DATASET EXCERPT:
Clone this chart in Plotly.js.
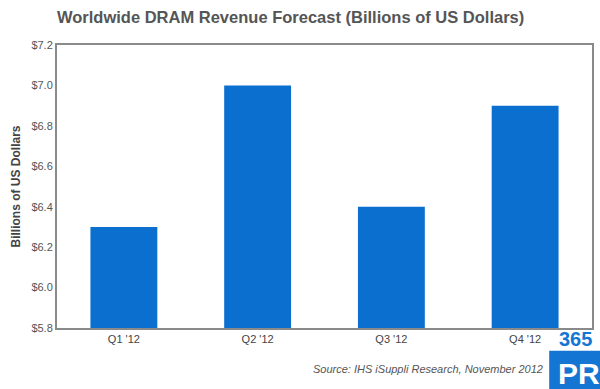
<!DOCTYPE html>
<html>
<head>
<meta charset="utf-8">
<script src="https://cdn.plot.ly/plotly-3.0.1.min.js"></script>
<style>html,body{margin:0;padding:0;background:#fff;}#chart{width:600px;height:389px;}</style>
</head>
<body>
<div id="chart"></div>
<script>
const categories = ["Q1 '12", "Q2 '12", "Q3 '12", "Q4 '12"];
const revenue = [6.3, 7.0, 6.4, 6.9];
const tickValues = [5.8, 6.0, 6.2, 6.4, 6.6, 6.8, 7.0, 7.2];
const tickLabels = ["$5.8", "$6.0", "$6.2", "$6.4", "$6.6", "$6.8", "$7.0", "$7.2"];

const trace = {
  type: 'bar',
  x: categories,
  y: revenue,
  marker: {color: '#0a6fcf', line: {width: 0}},
  hoverinfo: 'x+y'
};

const layout = {
  width: 600, height: 389,
  margin: {l: 57, r: 8, t: 45, b: 61},
  paper_bgcolor: '#fff', plot_bgcolor: '#fff',
  font: {family: 'Liberation Sans, Arial, sans-serif', color: '#555'},
  bargap: 0.5,
  showlegend: false,
  title: {
    text: '<b>Worldwide DRAM Revenue Forecast (Billions of US Dollars)</b>',
    font: {size: 16.5, color: '#555555', family: 'Liberation Sans, Arial, sans-serif'},
    x: 0, xanchor: 'left', xref: 'paper', y: 0.955, yanchor: 'middle'
  },
  xaxis: {
    showgrid: false, zeroline: false,
    showline: true, linecolor: '#8a8a8a', linewidth: 2, mirror: true,
    ticks: '', tickfont: {size: 11, color: '#444'},
    fixedrange: true
  },
  yaxis: {
    range: [5.8, 7.2],
    tickvals: tickValues,
    ticktext: tickLabels,
    showgrid: false, zeroline: false,
    showline: true, linecolor: '#8a8a8a', linewidth: 2, mirror: true,
    ticks: '', tickfont: {size: 11, color: '#555'},
    title: {text: '<b>Billions of US Dollars</b>', font: {size: 12, color: '#444'}, standoff: 8},
    fixedrange: true
  },
  shapes: [
    {type: 'rect', xref: 'paper', yref: 'paper', x0: 0.92, x1: 1.02, y0: -0.23, y1: -0.08,
     fillcolor: '#1476d2', line: {width: 0}, layer: 'above'}
  ],
  annotations: [
    {text: '<i>Source: IHS iSuppli Research, November 2012</i>', xref: 'paper', yref: 'paper',
     x: 0.913, y: -0.145, xanchor: 'right', yanchor: 'middle', showarrow: false,
     font: {size: 11, color: '#555'}},
    {text: '<b>365</b>', xref: 'paper', yref: 'paper', x: 0.97, y: -0.04,
     xanchor: 'center', yanchor: 'middle', showarrow: false,
     font: {size: 20, color: '#1476d2'}},
    {text: '<b>PR</b>', xref: 'paper', yref: 'paper', x: 0.975, y: -0.162,
     xanchor: 'center', yanchor: 'middle', showarrow: false,
     font: {size: 30, color: '#ffffff'}}
  ]
};

Plotly.newPlot('chart', [trace], layout, {displayModeBar: false, staticPlot: true});
</script>
</body>
</html>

BRIEF: Keep every word of the data as it is when you write it out, but drop the pictures.

REPLY:
Clone this chart in Plotly.js.
<!DOCTYPE html>
<html>
<head>
<meta charset="utf-8">
<script src="https://cdn.plot.ly/plotly-3.0.1.min.js"></script>
<style>html,body{margin:0;padding:0;background:#fff;}#chart{width:600px;height:389px;}</style>
</head>
<body>
<div id="chart"></div>
<script>
const categories = ["Q1 '12", "Q2 '12", "Q3 '12", "Q4 '12"];
const revenue = [6.3, 7.0, 6.4, 6.9];
const tickValues = [5.8, 6.0, 6.2, 6.4, 6.6, 6.8, 7.0, 7.2];
const tickLabels = ["$5.8", "$6.0", "$6.2", "$6.4", "$6.6", "$6.8", "$7.0", "$7.2"];

const trace = {
  type: 'bar',
  x: categories,
  y: revenue,
  marker: {color: '#0a6fcf', line: {width: 0}},
  hoverinfo: 'x+y'
};

const layout = {
  width: 600, height: 389,
  margin: {l: 57, r: 8, t: 45, b: 61},
  paper_bgcolor: '#fff', plot_bgcolor: '#fff',
  font: {family: 'Liberation Sans, Arial, sans-serif', color: '#555'},
  bargap: 0.5,
  showlegend: false,
  title: {
    text: '<b>Worldwide DRAM Revenue Forecast (Billions of US Dollars)</b>',
    font: {size: 16.5, color: '#555555', family: 'Liberation Sans, Arial, sans-serif'},
    x: 0, xanchor: 'left', xref: 'paper', y: 0.955, yanchor: 'middle'
  },
  xaxis: {
    showgrid: false, zeroline: false,
    showline: true, linecolor: '#8a8a8a', linewidth: 2, mirror: true,
    ticks: '', tickfont: {size: 11, color: '#444'},
    fixedrange: true
  },
  yaxis: {
    range: [5.8, 7.2],
    tickvals: tickValues,
    ticktext: tickLabels,
    showgrid: false, zeroline: false,
    showline: true, linecolor: '#8a8a8a', linewidth: 2, mirror: true,
    ticks: '', tickfont: {size: 11, color: '#555'},
    title: {text: '<b>Billions of US Dollars</b>', font: {size: 12, color: '#444'}, standoff: 8},
    fixedrange: true
  },
  shapes: [
    {type: 'rect', xref: 'paper', yref: 'paper', x0: 0.92, x1: 1.02, y0: -0.23, y1: -0.08,
     fillcolor: '#1476d2', line: {width: 0}, layer: 'above'}
  ],
  annotations: [
    {text: '<i>Source: IHS iSuppli Research, November 2012</i>', xref: 'paper', yref: 'paper',
     x: 0.913, y: -0.145, xanchor: 'right', yanchor: 'middle', showarrow: false,
     font: {size: 11, color: '#555'}},
    {text: '<b>365</b>', xref: 'paper', yref: 'paper', x: 0.97, y: -0.04,
     xanchor: 'center', yanchor: 'middle', showarrow: false,
     font: {size: 20, color: '#1476d2'}},
    {text: '<b>PR</b>', xref: 'paper', yref: 'paper', x: 0.975, y: -0.162,
     xanchor: 'center', yanchor: 'middle', showarrow: false,
     font: {size: 30, color: '#ffffff'}}
  ]
};

Plotly.newPlot('chart', [trace], layout, {displayModeBar: false, staticPlot: true});
</script>
</body>
</html>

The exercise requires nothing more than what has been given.